Take for instance Luiz Alberto Araújo, a Brazilian government official in the environmental office, who was shot dead in his car in front of his family in 2016. Araújo had broken up a deforestation operation that relied on slave labor, reported a hydroelectric dam operator for causing the death of 16 tons of fish, and helped shut down a gold mine that was poisoning an indigenous tribe's food supply.

When people are dying for God’s Earth and for indigenous communities, little packets of seeds for Earth Day are simply not going to be enough. Singing “This Is My Father’s World” for one spring Sunday service is not sufficient Christian witness when we know the evil that reigns with impunity against people working for environmental justice.
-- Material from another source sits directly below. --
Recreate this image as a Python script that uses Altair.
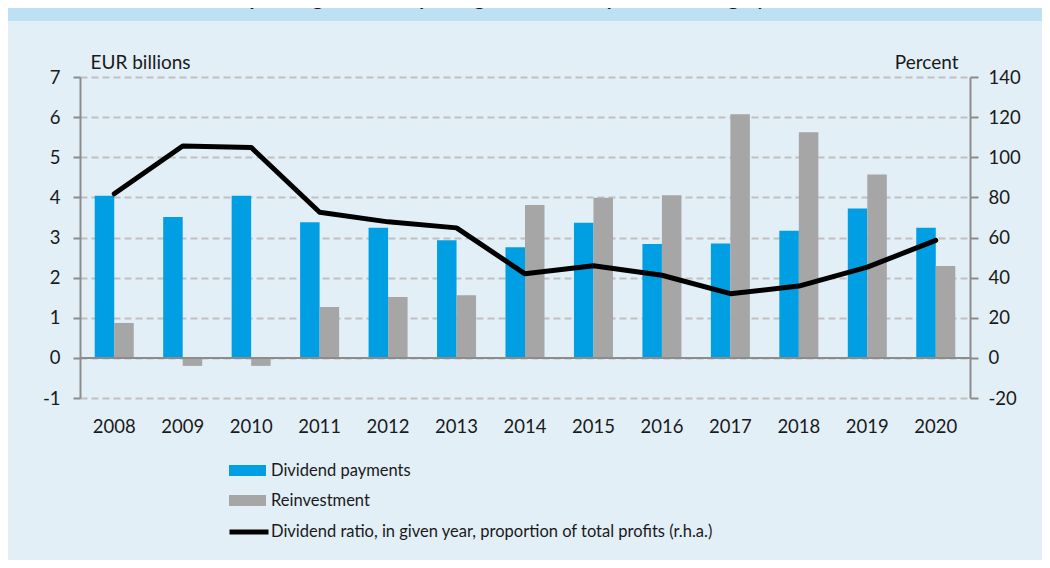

My book Creation-Crisis Preaching discusses eco-crucifixion—my word for describing environmental devastation in terms of Jesus' death. Jesus was tortured and killed in order to strengthen what Walter Wink calls the “domination system.” I see a direct parallel to what is happening today to the earth and its most vulnerable people. Pereira’s and Araújo’s deaths are part of the ongoing eco-crucifixion against Earth—and against the people standing up to the structures of evil that are perpetrating abominable crimes.

This Earth Day we need to forego the pretty flowers and tell the truth: there is a life-and-death struggle being waged against corrupt governments, companies, and criminal gangs that are seizing land from people in order to meet the demand for minerals, timber, and fossil fuels. We in developed countries may condemn these barbaric acts. But the demand for these products comes from us, particularly in the United States. Not to mention the blood-tinged waves of immigrants fleeing lands devastated by climate change, for which we share a huge responsibility.
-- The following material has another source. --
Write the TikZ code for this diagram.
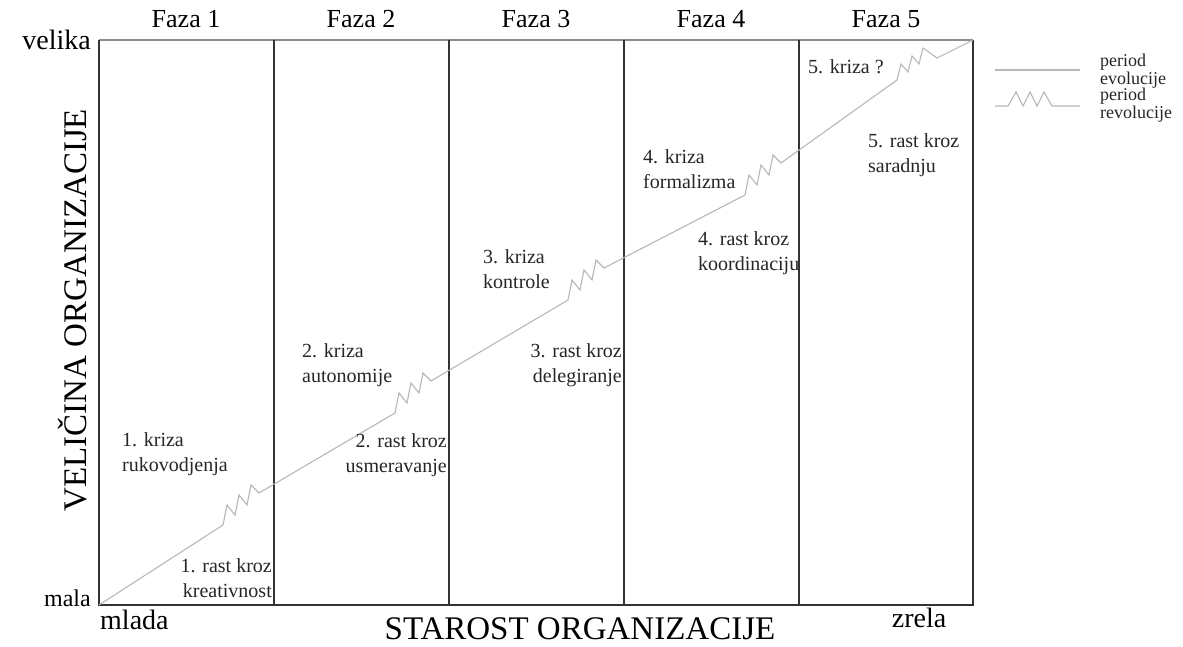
\documentclass[tikz,border=0pt]{standalone}
\usepackage{fontspec}
\setmainfont{Liberation Serif}
\begin{document}
\begin{tikzpicture}[x=1pt,y=-1pt,
  frameline/.style={draw=black!80, line width=1.3pt},
  topline/.style={draw=black!45, line width=1.6pt},
  curve/.style={draw=black!28, line width=1.1pt, line join=miter},
  faza/.style={font=\fontsize{26}{30}\selectfont, inner sep=0pt},
  axis/.style={font=\fontsize{28}{32}\selectfont, inner sep=0pt},
  axissm/.style={font=\fontsize{24}{28}\selectfont, inner sep=0pt},
  axisbig/.style={font=\fontsize{33}{38}\selectfont, inner sep=0pt},
  lbl/.style={font=\fontsize{20}{25}\selectfont, inner sep=0pt, text=black!85},
  leg/.style={font=\fontsize{18}{18}\selectfont, inner sep=0pt, align=left, anchor=north west, text=black!85}]
\useasboundingbox (0,0) rectangle (1183,647);
\fill[white] (0,0) rectangle (1183,647);
% frame corners and phase boundaries
\coordinate (tl) at (99,40);
\coordinate (bl) at (99,605);
\coordinate (tr) at (973,40);
\coordinate (br) at (973,605);
\draw[topline] (tl) -- (tr);
\draw[frameline] (tr) -- (br) -- (bl) -- (tl);
\foreach \x [count=\i] in {274,449,624,799}{
  \coordinate (t\i) at (\x,40);
  \coordinate (b\i) at (\x,605);
  \draw[frameline] (t\i) -- (b\i);
}
% phase titles
\node[faza] (f1) at (186,19) {Faza 1};
\node[faza] (f2) at (361,19) {Faza 2};
\node[faza] (f3) at (536,19) {Faza 3};
\node[faza] (f4) at (711,19) {Faza 4};
\node[faza] (f5) at (886,19) {Faza 5};
% axis labels
\node[axis, anchor=east] (velika) at (91,40) {velika};
\node[axissm, anchor=east] (mala) at (91,598) {mala};
\node[axis, anchor=west] (mlada) at (100,620) {mlada};
\node[axis] (zrela) at (919,618) {zrela};
\node[axisbig] (xax) at (580,629) {STAROST ORGANIZACIJE};
\node[axisbig, rotate=90] (yax) at (73,310) {VELIČINA ORGANIZACIJE};
% growth curve
\draw[curve] (bl) -- (223,525)
  -- ++(4,-20) -- ++(8,10) -- ++(4,-20) -- ++(8,10) -- ++(4,-20) -- ++(8,8)
  -- (395,413)
  -- ++(4,-20) -- ++(8,10) -- ++(4,-20) -- ++(8,10) -- ++(4,-20) -- ++(8,8)
  -- (568,300)
  -- ++(4,-20) -- ++(8,10) -- ++(4,-20) -- ++(8,10) -- ++(4,-20) -- ++(8,8)
  -- (745,195)
  -- ++(4,-20) -- ++(8,10) -- ++(4,-20) -- ++(8,10) -- ++(4,-20) -- ++(8,8)
  -- (897,80)
  -- ++(4,-16) -- ++(7,8) -- ++(4,-16) -- ++(7,8) -- ++(4,-16) -- ++(14,10)
  -- (tr);
% phase labels
\node[lbl, anchor=north west, align=left] (k1) at (122,432) {1. kriza\\rukovodjenja};
\node[lbl, anchor=north east, align=right] (r1) at (272,558) {1. rast kroz\\kreativnost};
\node[lbl, anchor=north west, align=left] (k2) at (302,343) {2. kriza\\autonomije};
\node[lbl, anchor=north east, align=right] (r2) at (447,433) {2. rast kroz\\usmeravanje};
\node[lbl, anchor=north west, align=left] (k3) at (483,249) {3. kriza\\kontrole};
\node[lbl, anchor=north east, align=right] (r3) at (622,343) {3. rast kroz\\delegiranje};
\node[lbl, anchor=north west, align=left] (k4) at (643,149) {4. kriza\\formalizma};
\node[lbl, anchor=north west, align=left] (r4) at (698,231) {4. rast kroz\\koordinaciju};
\node[lbl, anchor=north west, align=left] (k5) at (808,59) {5. kriza ?};
\node[lbl, anchor=north west, align=left] (r5) at (868,133) {5. rast kroz\\saradnju};
% legend
\coordinate (e1) at (995,70);
\coordinate (e2) at (1080,70);
\draw[curve] (e1) -- (e2);
\node[leg] (le) at (1100,54) {period\\evolucije};
\coordinate (v1) at (995,106);
\coordinate (v2) at (1080,106);
\draw[curve] (v1) -- ++(13,0) -- ++(8,-14) -- ++(7,14) -- ++(7,-14) -- ++(7,14) -- ++(7,-14) -- ++(8,14) -- (v2);
\node[leg] (lr) at (1100,88) {period\\revolucije};
\end{tikzpicture}
\end{document}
Since its earliest days the church has honored the martyrs who die for their faith. From Stephen to Perpetua to Ignatius of Antioch, martyrs are models of courage in the face of hatred, fear, and evil. They refuse to cower to violent regimes, and they face their deaths knowing they have fought the good fight. Certain days of the church year are dedicated to their memory, with prayers offered in thanksgiving for their witness. 

I move that Earth Day be a time to venerate the Earth martyrs. They are models of courage for refusing to renounce their faith in the sacredness of Earth and indigenous communities, in the virtues of integrity and radical compassion—without which the human species will dwindle to extinction. These murdered men and women of Brazil, Columbia, Peru, the Philippines, and many other countries have, in fact, been martyred, and they need to be mourned and honored for the heroes they are.

Dorothy Stang, a Catholic sister murdered in 2005 for her work protecting impoverished Brazilian communities in the Amazon, is considered by many to be a martyr. She and her fellow eco-martyrs exemplify the sacrificial love of God, who steadfastly proclaims that those most vulnerable—including Earth itself—are worth dying for. Their faithfulness humbles me and calls me to account.

So this Earth Day, I’m standing in solidarity with the Earth-martyrs and praying that I may have such dedication and courage. I’m trusting in the mercy of a creator who declared this planet good—not for the sake of commodification but simply because it exists. That existence is threatened more each day, so I can no longer take it for granted. 

On Earth Day this year let's pick up more than seed packets. Let's take up the cross.

And let's remember that eco-crucifixion is followed eventually by eco-resurrection. Along with remembering the Earth martyrs, we need to tell the stories of new life. El Salvador, with the support of the Catholic Church, recently banned all metal mining in favor of protecting its fragile water systems. Mexico has moved to designate 160 million acres of land for environmental conservation

Creation-care proclamation puts the systems of domination on notice: the crucifixions they perpetrate will not be the final word, nor will their oppressive reign endure without resistance. The resurrected one will open our eyes to creation “liberated from its bondage to decay and brought into the freedom and glory of the children of God."